=== What is required ===
Tell how many lines in the data below include the word "standalone". The answer is the number only.

[Start Exercise materials]

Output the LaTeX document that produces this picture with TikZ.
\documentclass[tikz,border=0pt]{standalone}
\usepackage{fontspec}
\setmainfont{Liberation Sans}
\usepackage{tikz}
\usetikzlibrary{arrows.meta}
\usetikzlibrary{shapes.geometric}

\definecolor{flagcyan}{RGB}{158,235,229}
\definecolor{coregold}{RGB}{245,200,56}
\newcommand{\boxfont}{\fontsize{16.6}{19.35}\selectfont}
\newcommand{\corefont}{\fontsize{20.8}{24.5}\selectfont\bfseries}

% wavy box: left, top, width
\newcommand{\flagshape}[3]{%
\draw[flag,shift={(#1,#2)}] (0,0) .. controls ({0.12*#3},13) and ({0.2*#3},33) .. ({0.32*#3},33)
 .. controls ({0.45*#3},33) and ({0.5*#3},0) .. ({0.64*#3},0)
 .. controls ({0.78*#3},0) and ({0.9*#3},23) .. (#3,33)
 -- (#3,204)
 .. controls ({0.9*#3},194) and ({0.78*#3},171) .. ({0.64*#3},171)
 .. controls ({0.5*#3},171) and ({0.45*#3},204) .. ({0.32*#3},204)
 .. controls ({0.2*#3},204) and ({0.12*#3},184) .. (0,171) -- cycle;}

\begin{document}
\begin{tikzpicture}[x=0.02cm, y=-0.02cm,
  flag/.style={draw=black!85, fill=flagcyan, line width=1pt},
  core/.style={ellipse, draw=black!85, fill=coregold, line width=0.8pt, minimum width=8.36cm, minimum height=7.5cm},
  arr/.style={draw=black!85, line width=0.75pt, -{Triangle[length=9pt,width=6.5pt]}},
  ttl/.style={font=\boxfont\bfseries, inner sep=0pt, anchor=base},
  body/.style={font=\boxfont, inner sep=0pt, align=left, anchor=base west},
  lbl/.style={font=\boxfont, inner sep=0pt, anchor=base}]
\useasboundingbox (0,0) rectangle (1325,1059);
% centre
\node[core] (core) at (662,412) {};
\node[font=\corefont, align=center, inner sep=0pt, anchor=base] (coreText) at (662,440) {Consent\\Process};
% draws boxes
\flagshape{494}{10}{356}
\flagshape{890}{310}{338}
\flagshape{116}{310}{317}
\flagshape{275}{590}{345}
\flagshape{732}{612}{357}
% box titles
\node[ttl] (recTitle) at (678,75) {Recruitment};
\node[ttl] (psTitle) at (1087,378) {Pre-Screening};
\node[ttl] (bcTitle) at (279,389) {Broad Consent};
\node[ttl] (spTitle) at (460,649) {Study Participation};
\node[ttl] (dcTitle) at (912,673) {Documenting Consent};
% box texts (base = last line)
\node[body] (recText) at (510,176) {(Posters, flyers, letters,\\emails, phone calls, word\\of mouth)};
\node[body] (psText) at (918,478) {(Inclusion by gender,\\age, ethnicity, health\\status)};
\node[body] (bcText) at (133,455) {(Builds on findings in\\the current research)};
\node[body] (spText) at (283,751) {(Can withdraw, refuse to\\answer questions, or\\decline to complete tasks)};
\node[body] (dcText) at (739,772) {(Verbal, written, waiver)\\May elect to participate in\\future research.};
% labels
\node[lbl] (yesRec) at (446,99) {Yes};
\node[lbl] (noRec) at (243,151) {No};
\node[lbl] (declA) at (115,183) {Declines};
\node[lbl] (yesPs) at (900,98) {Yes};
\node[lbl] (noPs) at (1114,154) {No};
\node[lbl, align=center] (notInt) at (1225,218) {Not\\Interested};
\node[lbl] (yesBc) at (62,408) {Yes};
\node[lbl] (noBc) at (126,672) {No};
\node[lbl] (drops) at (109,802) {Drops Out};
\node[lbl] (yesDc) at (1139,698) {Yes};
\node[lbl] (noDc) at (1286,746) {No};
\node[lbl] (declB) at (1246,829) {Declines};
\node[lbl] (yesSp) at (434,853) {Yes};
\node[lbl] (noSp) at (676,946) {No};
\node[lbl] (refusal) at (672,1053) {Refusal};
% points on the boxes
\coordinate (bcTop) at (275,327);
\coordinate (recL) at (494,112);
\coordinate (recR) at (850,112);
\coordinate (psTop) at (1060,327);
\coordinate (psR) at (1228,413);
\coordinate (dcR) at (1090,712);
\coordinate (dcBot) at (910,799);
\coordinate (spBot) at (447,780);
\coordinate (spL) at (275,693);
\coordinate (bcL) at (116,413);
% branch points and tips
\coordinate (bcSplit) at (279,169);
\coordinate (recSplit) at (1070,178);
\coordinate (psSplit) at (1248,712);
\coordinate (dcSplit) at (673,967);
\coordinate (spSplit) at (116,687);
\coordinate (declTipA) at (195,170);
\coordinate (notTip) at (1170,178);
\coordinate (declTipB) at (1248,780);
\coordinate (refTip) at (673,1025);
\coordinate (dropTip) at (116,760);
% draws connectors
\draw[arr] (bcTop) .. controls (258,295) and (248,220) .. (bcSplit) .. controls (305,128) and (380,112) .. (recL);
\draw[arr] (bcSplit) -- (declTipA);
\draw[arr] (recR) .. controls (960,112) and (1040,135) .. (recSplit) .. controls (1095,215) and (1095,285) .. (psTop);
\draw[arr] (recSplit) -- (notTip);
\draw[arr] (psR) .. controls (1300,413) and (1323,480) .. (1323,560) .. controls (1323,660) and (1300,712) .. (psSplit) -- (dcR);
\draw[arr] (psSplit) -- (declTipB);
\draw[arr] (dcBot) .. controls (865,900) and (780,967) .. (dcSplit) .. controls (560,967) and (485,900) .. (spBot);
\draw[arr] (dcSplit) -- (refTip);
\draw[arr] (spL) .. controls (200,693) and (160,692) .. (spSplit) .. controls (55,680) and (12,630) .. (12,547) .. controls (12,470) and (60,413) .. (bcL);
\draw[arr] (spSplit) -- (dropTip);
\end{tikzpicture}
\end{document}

[End Exercise materials]
[Start Exercise materials]

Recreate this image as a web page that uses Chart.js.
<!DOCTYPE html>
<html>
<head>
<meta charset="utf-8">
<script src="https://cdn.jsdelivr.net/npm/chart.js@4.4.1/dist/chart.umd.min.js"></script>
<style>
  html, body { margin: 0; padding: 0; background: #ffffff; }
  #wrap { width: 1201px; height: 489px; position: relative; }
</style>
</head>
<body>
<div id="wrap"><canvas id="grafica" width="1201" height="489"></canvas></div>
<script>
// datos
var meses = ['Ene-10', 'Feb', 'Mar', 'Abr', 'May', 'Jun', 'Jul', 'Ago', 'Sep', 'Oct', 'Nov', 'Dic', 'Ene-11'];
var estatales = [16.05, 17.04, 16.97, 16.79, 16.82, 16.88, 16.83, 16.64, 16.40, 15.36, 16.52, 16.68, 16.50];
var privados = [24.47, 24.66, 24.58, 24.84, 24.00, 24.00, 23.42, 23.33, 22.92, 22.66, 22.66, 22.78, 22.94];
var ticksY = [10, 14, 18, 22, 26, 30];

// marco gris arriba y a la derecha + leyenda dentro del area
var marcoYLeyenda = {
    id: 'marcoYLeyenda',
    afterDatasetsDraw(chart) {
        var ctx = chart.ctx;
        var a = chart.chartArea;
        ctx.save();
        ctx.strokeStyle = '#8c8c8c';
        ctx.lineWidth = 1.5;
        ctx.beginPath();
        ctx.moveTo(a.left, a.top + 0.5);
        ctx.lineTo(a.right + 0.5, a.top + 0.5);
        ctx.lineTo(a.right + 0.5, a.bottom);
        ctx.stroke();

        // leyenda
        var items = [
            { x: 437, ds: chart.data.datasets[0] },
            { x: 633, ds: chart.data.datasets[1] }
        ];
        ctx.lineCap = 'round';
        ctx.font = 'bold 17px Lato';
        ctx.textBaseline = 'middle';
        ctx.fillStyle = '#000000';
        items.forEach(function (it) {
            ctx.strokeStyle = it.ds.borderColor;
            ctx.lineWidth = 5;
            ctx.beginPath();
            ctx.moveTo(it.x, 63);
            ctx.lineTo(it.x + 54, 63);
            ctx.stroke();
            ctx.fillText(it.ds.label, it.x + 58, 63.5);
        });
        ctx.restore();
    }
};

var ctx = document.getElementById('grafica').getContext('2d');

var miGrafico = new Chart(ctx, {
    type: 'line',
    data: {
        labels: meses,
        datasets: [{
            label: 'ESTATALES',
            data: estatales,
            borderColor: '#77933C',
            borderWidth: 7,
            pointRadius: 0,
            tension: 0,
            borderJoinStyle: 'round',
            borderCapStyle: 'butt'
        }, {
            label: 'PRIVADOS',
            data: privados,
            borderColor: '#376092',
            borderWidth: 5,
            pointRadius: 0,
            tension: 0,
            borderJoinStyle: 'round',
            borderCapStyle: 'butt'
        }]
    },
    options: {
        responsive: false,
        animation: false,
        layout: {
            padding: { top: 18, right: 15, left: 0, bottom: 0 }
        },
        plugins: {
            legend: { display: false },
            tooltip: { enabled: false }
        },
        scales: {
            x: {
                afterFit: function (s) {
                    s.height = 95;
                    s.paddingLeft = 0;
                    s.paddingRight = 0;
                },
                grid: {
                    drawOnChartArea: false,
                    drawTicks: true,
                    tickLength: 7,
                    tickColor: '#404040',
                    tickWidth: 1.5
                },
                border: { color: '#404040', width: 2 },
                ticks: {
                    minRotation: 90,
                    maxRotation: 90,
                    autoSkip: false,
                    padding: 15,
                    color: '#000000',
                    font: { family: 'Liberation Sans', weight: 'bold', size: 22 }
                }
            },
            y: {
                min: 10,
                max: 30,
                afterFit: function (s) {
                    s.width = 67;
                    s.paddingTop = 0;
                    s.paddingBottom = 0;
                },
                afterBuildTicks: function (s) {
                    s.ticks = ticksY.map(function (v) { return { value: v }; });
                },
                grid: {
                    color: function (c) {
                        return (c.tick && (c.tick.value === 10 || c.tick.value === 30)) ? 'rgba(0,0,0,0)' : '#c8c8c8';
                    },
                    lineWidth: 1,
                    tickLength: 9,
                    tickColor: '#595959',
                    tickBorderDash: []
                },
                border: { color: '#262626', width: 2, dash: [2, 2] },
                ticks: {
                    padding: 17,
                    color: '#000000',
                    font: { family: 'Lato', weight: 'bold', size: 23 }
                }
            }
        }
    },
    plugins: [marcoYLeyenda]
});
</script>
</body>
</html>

[End Exercise materials]
[Start Exercise materials]

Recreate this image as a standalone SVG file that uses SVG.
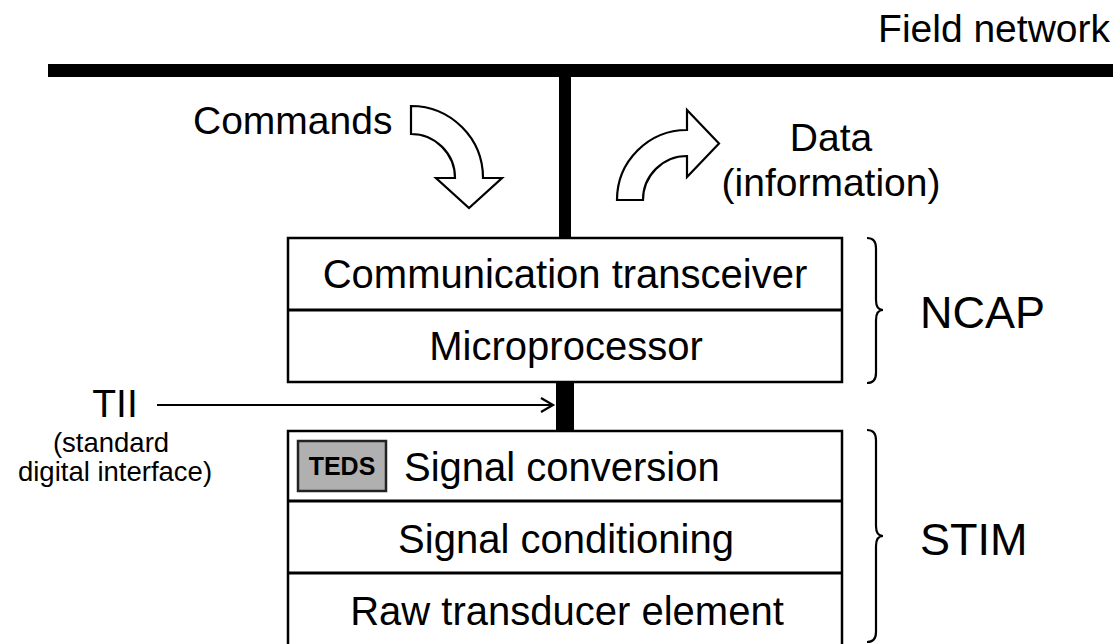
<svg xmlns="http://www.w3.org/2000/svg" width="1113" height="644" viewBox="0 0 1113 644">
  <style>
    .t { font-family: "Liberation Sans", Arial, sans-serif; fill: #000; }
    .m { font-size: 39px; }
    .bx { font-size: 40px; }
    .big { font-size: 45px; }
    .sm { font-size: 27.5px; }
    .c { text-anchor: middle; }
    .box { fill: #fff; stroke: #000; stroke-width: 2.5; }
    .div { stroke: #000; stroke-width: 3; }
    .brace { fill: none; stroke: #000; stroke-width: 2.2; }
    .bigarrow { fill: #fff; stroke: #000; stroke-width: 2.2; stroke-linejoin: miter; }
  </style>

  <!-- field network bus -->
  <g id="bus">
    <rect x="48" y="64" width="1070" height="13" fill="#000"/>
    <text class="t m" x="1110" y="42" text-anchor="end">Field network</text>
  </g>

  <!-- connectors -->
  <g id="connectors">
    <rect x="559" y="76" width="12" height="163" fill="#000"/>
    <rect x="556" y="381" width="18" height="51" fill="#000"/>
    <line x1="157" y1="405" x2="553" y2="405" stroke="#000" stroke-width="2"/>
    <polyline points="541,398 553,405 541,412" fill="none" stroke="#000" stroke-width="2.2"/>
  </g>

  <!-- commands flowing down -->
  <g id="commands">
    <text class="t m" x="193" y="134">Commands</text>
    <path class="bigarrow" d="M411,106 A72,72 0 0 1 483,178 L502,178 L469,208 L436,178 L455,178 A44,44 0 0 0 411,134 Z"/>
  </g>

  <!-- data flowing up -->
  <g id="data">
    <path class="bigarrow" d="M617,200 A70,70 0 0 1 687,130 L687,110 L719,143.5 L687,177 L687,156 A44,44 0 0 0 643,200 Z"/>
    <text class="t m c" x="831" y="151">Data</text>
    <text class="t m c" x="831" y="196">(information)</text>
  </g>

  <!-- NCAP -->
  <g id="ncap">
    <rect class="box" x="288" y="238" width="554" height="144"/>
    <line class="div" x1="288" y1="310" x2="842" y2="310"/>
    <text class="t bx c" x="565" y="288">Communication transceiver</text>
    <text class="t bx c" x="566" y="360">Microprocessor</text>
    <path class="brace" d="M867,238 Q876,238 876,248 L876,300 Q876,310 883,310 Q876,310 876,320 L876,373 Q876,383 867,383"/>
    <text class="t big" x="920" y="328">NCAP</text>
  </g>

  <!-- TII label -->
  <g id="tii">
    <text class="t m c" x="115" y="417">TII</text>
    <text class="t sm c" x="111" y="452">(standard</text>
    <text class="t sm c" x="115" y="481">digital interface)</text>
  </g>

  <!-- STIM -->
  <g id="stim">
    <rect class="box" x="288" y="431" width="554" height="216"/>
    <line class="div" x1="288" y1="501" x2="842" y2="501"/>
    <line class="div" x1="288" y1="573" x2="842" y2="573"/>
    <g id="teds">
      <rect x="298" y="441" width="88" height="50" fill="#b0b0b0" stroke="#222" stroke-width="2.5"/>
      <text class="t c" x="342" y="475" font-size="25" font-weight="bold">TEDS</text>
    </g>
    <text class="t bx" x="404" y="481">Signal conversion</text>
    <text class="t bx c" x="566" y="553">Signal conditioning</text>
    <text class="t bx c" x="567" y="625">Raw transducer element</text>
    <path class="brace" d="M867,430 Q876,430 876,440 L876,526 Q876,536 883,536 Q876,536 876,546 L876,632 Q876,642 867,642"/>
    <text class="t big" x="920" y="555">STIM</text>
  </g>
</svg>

[End Exercise materials]

=== Full output ===
2